Cows and the like do okay with getting the niacin out. However, we humans with our single stomachs do not.

But people have figured out strategies for getting around this. One method in countries such as Mexico and Guatemala is processing the corn in an alkaline solution (made variously from lime, ashes or burned mussel shells, as one Mayan group used to do) for tortillas and the like. This makes the niacin available to our human digestive systems.

Hominy, used in that delicious Mexican soup, pozole, is made from whole corn kernels, preferably white corn, that’s been cooked for 20-40 minutes in a solution of lime or lye, then the hulls and alkaline solution are washed off.

Corn Nuts, another North American favourite, are made from corn with the largest known kernels — Cuzco gigante, from Peru. They’re also treated with alkali then soaked in warm water for hours before being fried. And here you thought it was corn on steroids.

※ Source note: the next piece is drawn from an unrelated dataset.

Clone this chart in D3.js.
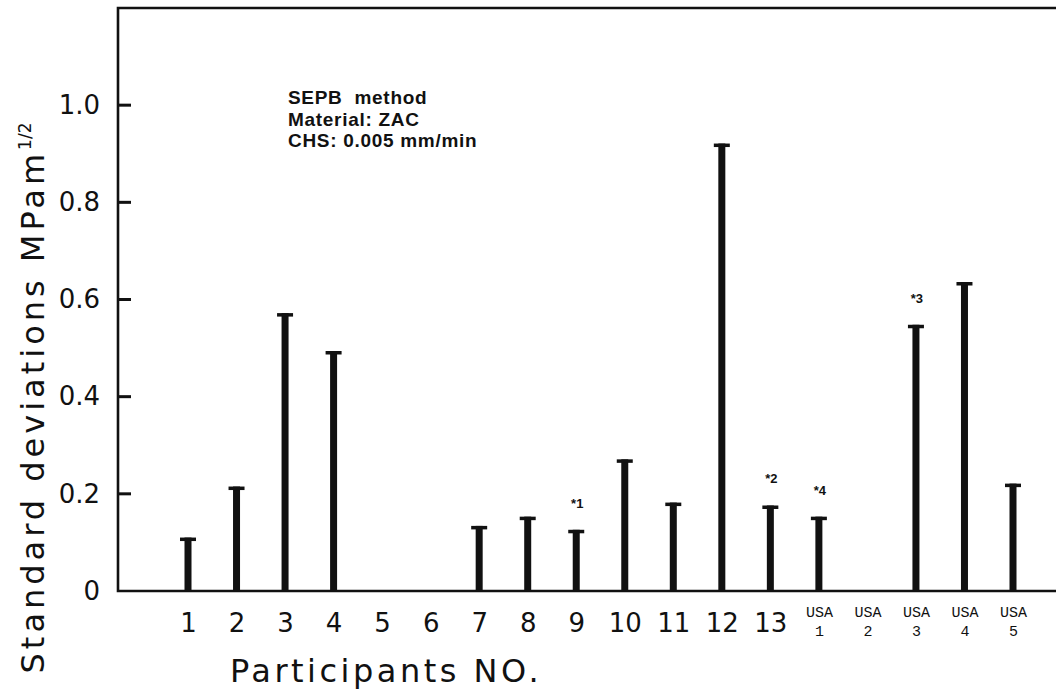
<!DOCTYPE html>
<html>
<head>
<meta charset="utf-8">
<script src="https://cdn.jsdelivr.net/npm/d3@7"></script>
<style>
  html, body { margin: 0; padding: 0; background: #fff; }
  svg { display: block; }
</style>
</head>
<body>
<svg id="chart" width="1056" height="694"></svg>
<script>
// Participants (labs) and their standard deviations of fracture toughness
const participants = ["1","2","3","4","5","6","7","8","9","10","11","12","13","USA 1","USA 2","USA 3","USA 4","USA 5"];
const stdDev = [0.110, 0.215, 0.572, 0.494, null, null, 0.134, 0.153, 0.126, 0.271, 0.182, 0.921, 0.176, 0.153, null, 0.548, 0.636, 0.221];
const footnotes = ["", "", "", "", "", "", "", "", "*1", "", "", "", "*2", "*4", "", "*3", "", ""];
const yTicks = [0, 0.2, 0.4, 0.6, 0.8, 1.0];
const noteLines = ["SEPB  method", "Material: ZAC", "CHS: 0.005 mm/min"];

const svg = d3.select("#chart");
const plotLeft = 118, plotRight = 1056, plotTop = 8, plotBottom = 591;

const x = d3.scalePoint().domain(participants).range([188, 1013]);
const y = d3.scaleLinear().domain([0, 1.2]).range([plotBottom, plotTop]);

const ink = "#111";

// Frame: left axis, top border, baseline
svg.append("path")
  .attr("d", `M${plotRight},${plotTop}H${plotLeft}V${plotBottom}H${plotRight}`)
  .attr("fill", "none").attr("stroke", ink).attr("stroke-width", 2.6);

// Y axis labels
const yAxis = d3.axisLeft(y).tickValues(yTicks)
  .tickSize(0).tickPadding(18)
  .tickFormat(d => d === 0 ? "0" : d3.format(".1f")(d));
const gy = svg.append("g").attr("transform", `translate(${plotLeft},0)`).call(yAxis);
gy.select(".domain").remove();
gy.selectAll(".tick line").remove();
gy.selectAll(".tick text")
  .attr("font-family", "'DejaVu Sans', sans-serif")
  .attr("font-size", 26).attr("fill", ink);

// Inward tick marks on the y axis
svg.append("g").selectAll("rect").data(yTicks.filter(d => d > 0)).join("rect")
  .attr("x", plotLeft).attr("width", 13)
  .attr("y", d => y(d) - 1.5).attr("height", 3)
  .attr("fill", ink);

// X axis labels (no ticks)
const xAxis = d3.axisBottom(x).tickSize(0).tickFormat("");
const gx = svg.append("g").attr("transform", `translate(0,${plotBottom})`).call(xAxis);
gx.select(".domain").remove();
gx.selectAll(".tick").each(function(d) {
  const t = d3.select(this);
  if (d.startsWith("USA")) {
    const [a, n] = d.split(" ");
    t.append("text").attr("y", 26).attr("text-anchor", "middle")
      .attr("font-family", "'Liberation Mono', 'DejaVu Sans Mono', monospace")
      .attr("font-size", 15).attr("fill", ink).text(a);
    t.append("text").attr("y", 45).attr("text-anchor", "middle")
      .attr("font-family", "'Liberation Mono', 'DejaVu Sans Mono', monospace")
      .attr("font-size", 15).attr("fill", ink).text(n);
  } else {
    t.append("text").attr("y", 41).attr("text-anchor", "middle")
      .attr("font-family", "'DejaVu Sans', sans-serif")
      .attr("font-size", 26).attr("fill", ink).text(d);
  }
});

// Bars with a T cap at the top
const data = participants.map((p, i) => ({ p, v: stdDev[i], note: footnotes[i] }))
  .filter(d => d.v !== null);
const barW = 7, capW = 16, capH = 3.5;
const bars = svg.append("g");
bars.selectAll("rect.bar").data(data).join("rect")
  .attr("class", "bar")
  .attr("x", d => x(d.p) - barW / 2).attr("width", barW)
  .attr("y", d => y(d.v)).attr("height", d => y(0) - y(d.v))
  .attr("fill", ink);
bars.selectAll("rect.cap").data(data).join("rect")
  .attr("class", "cap")
  .attr("x", d => x(d.p) - capW / 2).attr("width", capW)
  .attr("y", d => y(d.v)).attr("height", capH)
  .attr("fill", ink);

// Footnote markers above selected bars
bars.selectAll("text.note").data(data.filter(d => d.note)).join("text")
  .attr("class", "note")
  .attr("x", d => x(d.p) + 1).attr("y", d => y(d.v) - 22)
  .attr("text-anchor", "middle")
  .attr("font-family", "'Liberation Sans', Arial, sans-serif")
  .attr("font-weight", "bold").attr("font-size", 13).attr("fill", ink)
  .text(d => d.note);

// Test conditions block
svg.append("g").selectAll("text").data(noteLines).join("text")
  .attr("x", 288).attr("y", (d, i) => 104 + i * 21.5)
  .attr("font-family", "'Liberation Sans', Arial, sans-serif")
  .attr("font-weight", "bold").attr("font-size", 19).attr("fill", ink)
  .attr("letter-spacing", 0.7)
  .style("white-space", "pre")
  .text(d => d);

// Axis titles
const yt = svg.append("text")
  .attr("transform", "translate(44,398) rotate(-90)")
  .attr("text-anchor", "middle")
  .attr("font-family", "'DejaVu Sans', sans-serif")
  .attr("font-size", 32).attr("letter-spacing", 4).attr("fill", ink);
yt.append("tspan").text("Standard deviations MPam");
yt.append("tspan").attr("dy", -13).attr("font-size", 17).attr("letter-spacing", 0).text("1/2");

svg.append("text")
  .attr("x", 386).attr("y", 682).attr("text-anchor", "middle")
  .attr("font-family", "'DejaVu Sans', sans-serif")
  .attr("font-size", 32).attr("letter-spacing", 3.5).attr("fill", ink)
  .text("Participants NO.");
</script>
</body>
</html>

Like Sugar Pops, Cracker Jack also has roots reaching back to pioneering America, when early settlers made a treat by mixing popcorn with molasses. Corn dogs aren’t quite that historic — the first one rolled off the rack at a state fair in Minnesota in 1941.

As for corn-on-a-stick, it’s pretty easy to picture someone in a pre-Mayan world, jabbing a tiny cob, likely a popcorn cob, onto the end of a stick and roasting it over an open fire. The native Americans who first developed sweet corn would have approved — they thought its flavour was best when the corn was parched by the sun.

 

Glenda Bartosh is an award-winning freelance writer who can’t stand a movie without popcorn.